Many operating systems, including Red Hat Enterprise Linux®, provide tools and support to make an OS migration as smooth as possible.

Cloud migration means shifting IT systems from traditional on-premise data centers to cloud environments, or from one cloud environment to another. It can also involve building a hybrid cloud, through which applications and data can scale across multiple infrastructures. Cloud infrastructure has many appeals, including easy scalability and cost savings.

Public cloud providers offer a pool of virtual resources as a service, with infrastructure that’s automatically provisioned through a self-service interface. It’s a straightforward way to scale out workloads that experience unexpected demand fluctuations.

Today’s public clouds are usually part of a heterogeneous mix of environments that leads to higher security and performance, lower cost, and a wider availability of infrastructure, services, and applications.

Hybrid cloud is an IT architecture that incorporates some degree of workload portability, orchestration, and management across 2 or more environments, which can include public cloud.

A cloud migration doesn’t have to be all-or-nothing. Many times a cloud migration involves a pilot process to test systems on a limited basis.

Process of a successful cloud migration

1. Map your journey. This planning state involves an analysis of your current infrastructure and applications.

2. Run a pilot. Testing a production-ready environment over a period of several months can allow time to make sure the new environment meets your requirements.

3. Make the move. The actual migration means bringing existing workloads over to the new environment, based on a schedule that meets the needs of your users.

Some IT migrations are driven by the need to accommodate new requirements from software vendors. SAP®, the major ERP software provider, is requiring customers to adopt SAP HANA® and SAP S/4HANA® by 2027 in order to continue receiving support.

SAP S/4HANA runs exclusively on the SAP HANA database, which runs on Linux®. For many customers, this upgrade requires migrating their SAP systems to new IT environments, which can be a long and complex process. It requires creating and correctly configuring target infrastructure, replicating data, testing and validating the new setup, and redirecting workloads to the new environment.

Automation has become the key to making this kind of migration happen rapidly, efficiently, and reliably.

In an IT migration, automation can contribute to faster and smoother projects, reducing the errors that can result from repetitive manual processes.

Automation with Red Hat Ansible Automation Platform takes you through the process of automating your migrations with a recommended 3-step process: Define, deploy, and discover.

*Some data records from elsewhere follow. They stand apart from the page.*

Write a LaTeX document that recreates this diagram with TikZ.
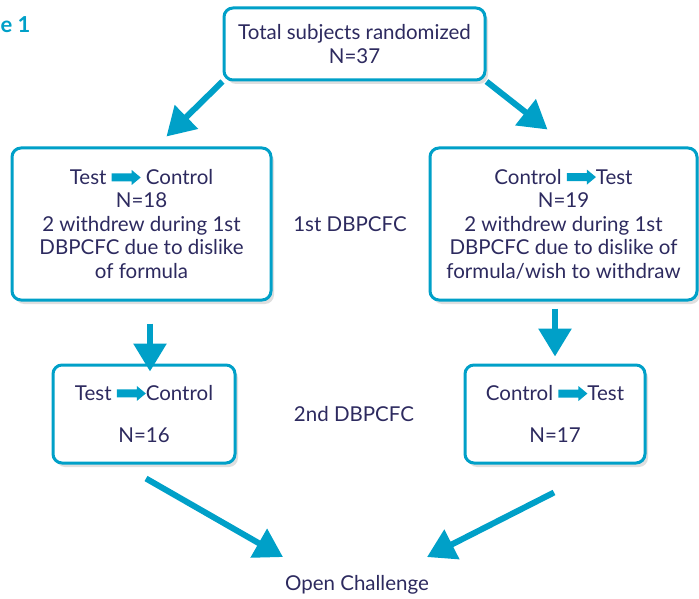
\documentclass[tikz,border=0pt]{standalone}
\usepackage{fontspec}
\setmainfont{Lato}
\usetikzlibrary{arrows.meta,shadows}
\definecolor{flowblue}{RGB}{0,160,200}
\definecolor{flowtext}{RGB}{45,42,95}
\newcommand{\swaparrow}{\tikz[x=1pt, y=1pt, sharp corners, baseline=-7pt]\fill[flowblue] (0,-4) -- (20,-4) -- (20,-7.5) -- (29,0) -- (20,7.5) -- (20,4) -- (0,4) -- cycle;}
\begin{document}
\begin{tikzpicture}[x=1pt, y=-1pt,
    every node/.style={text=flowtext, font=\fontsize{20.5}{23.5}\selectfont},
    flowbox/.style={draw=flowblue, line width=3pt, rounded corners=9pt, fill=white, align=center, inner sep=0pt,
        drop shadow={opacity=0.25, shadow xshift=3pt, shadow yshift=-4pt}},
    bigarrow/.style={draw=flowblue, line width=6pt, -{Triangle[length=28pt,width=32pt]}}]
    \useasboundingbox (0,0) rectangle (699,599);
    \node [text=flowblue, font=\fontsize{22}{24}\selectfont\bfseries] (fig) at (15.5,25) {e 1};

    \node [flowbox, minimum width=261pt, minimum height=72pt] (total) at (354.5,44) {Total subjects randomized\\N=37};
    \node [flowbox, minimum width=259pt, minimum height=152pt] (testctrl) at (141.5,224) {Test \swaparrow\ Control\\N=18\\2 withdrew during 1st\\DBPCFC due to dislike\\of formula};
    \node [flowbox, minimum width=267pt, minimum height=152pt] (ctrltest) at (563.5,224) {Control \swaparrow Test\\N=19\\2 withdrew during 1st\\DBPCFC due to dislike of\\formula/wish to withdraw};
    \node [flowbox, minimum width=182pt, minimum height=98pt] (testctrl2) at (144,414) {Test \swaparrow Control\\[18.5pt]N=16};
    \node [flowbox, minimum width=180pt, minimum height=98pt] (ctrltest2) at (555,414) {Control \swaparrow Test\\[18.5pt]N=17};

    \node (first) at (350,224) {1st DBPCFC};
    \node (second) at (354,414) {2nd DBPCFC};
    \node (open) at (357,585) {Open Challenge};

    \path [bigarrow] (total.south west) -- ([xshift=25pt,yshift=10pt]testctrl.north);
    \path [bigarrow] (total.south east) -- ([xshift=-16pt,yshift=17pt]ctrltest.north);
    \path [bigarrow] ([xshift=8.5pt,yshift=-22pt]testctrl.south) -- ([xshift=6pt,yshift=-8pt]testctrl2.north);
    \path [bigarrow] ([xshift=-8.5pt,yshift=-7pt]ctrltest.south) -- ([yshift=7pt]ctrltest2.north);
    \path [bigarrow] ([xshift=2pt,yshift=-14pt]testctrl2.south) -- ([xshift=-74pt,yshift=15pt]open.north);
    \path [bigarrow] ([xshift=-1pt,yshift=-28pt]ctrltest2.south) -- ([xshift=70pt,yshift=15pt]open.north);
\end{tikzpicture}
\end{document}
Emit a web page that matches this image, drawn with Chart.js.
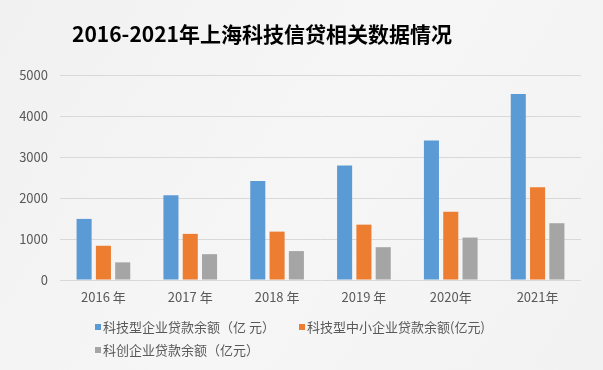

  • Define: Determine each component to be automated separately, accounting for order/process along the way.
  • Deploy: Use your component definitions/automations to do a deployment and test it out.
  • Discover: Each time you apply your automations, test the app or software as it has been deployed, and discover what gaps there are. Then you can go back and redefine that particular aspect, and then start the 3-step cycle over again.

This automation cycle becomes faster each time as you learn to identify what will and won’t work and how to fix each problem that arises.

Once you define each component and step in the migration process, you can string them together in a repeatable Ansible playbook and start applying it to the new environment. Ansible playbooks can record and execute configuration, deployment, and orchestration functions. They offer a repeatable, reusable, simple configuration management and multi-machine deployment system that lets you effectively record the migration process and repeat it as necessary. 

The end result is that you end up with a much more fluid process to pick up the pieces of your system and move them wherever you want.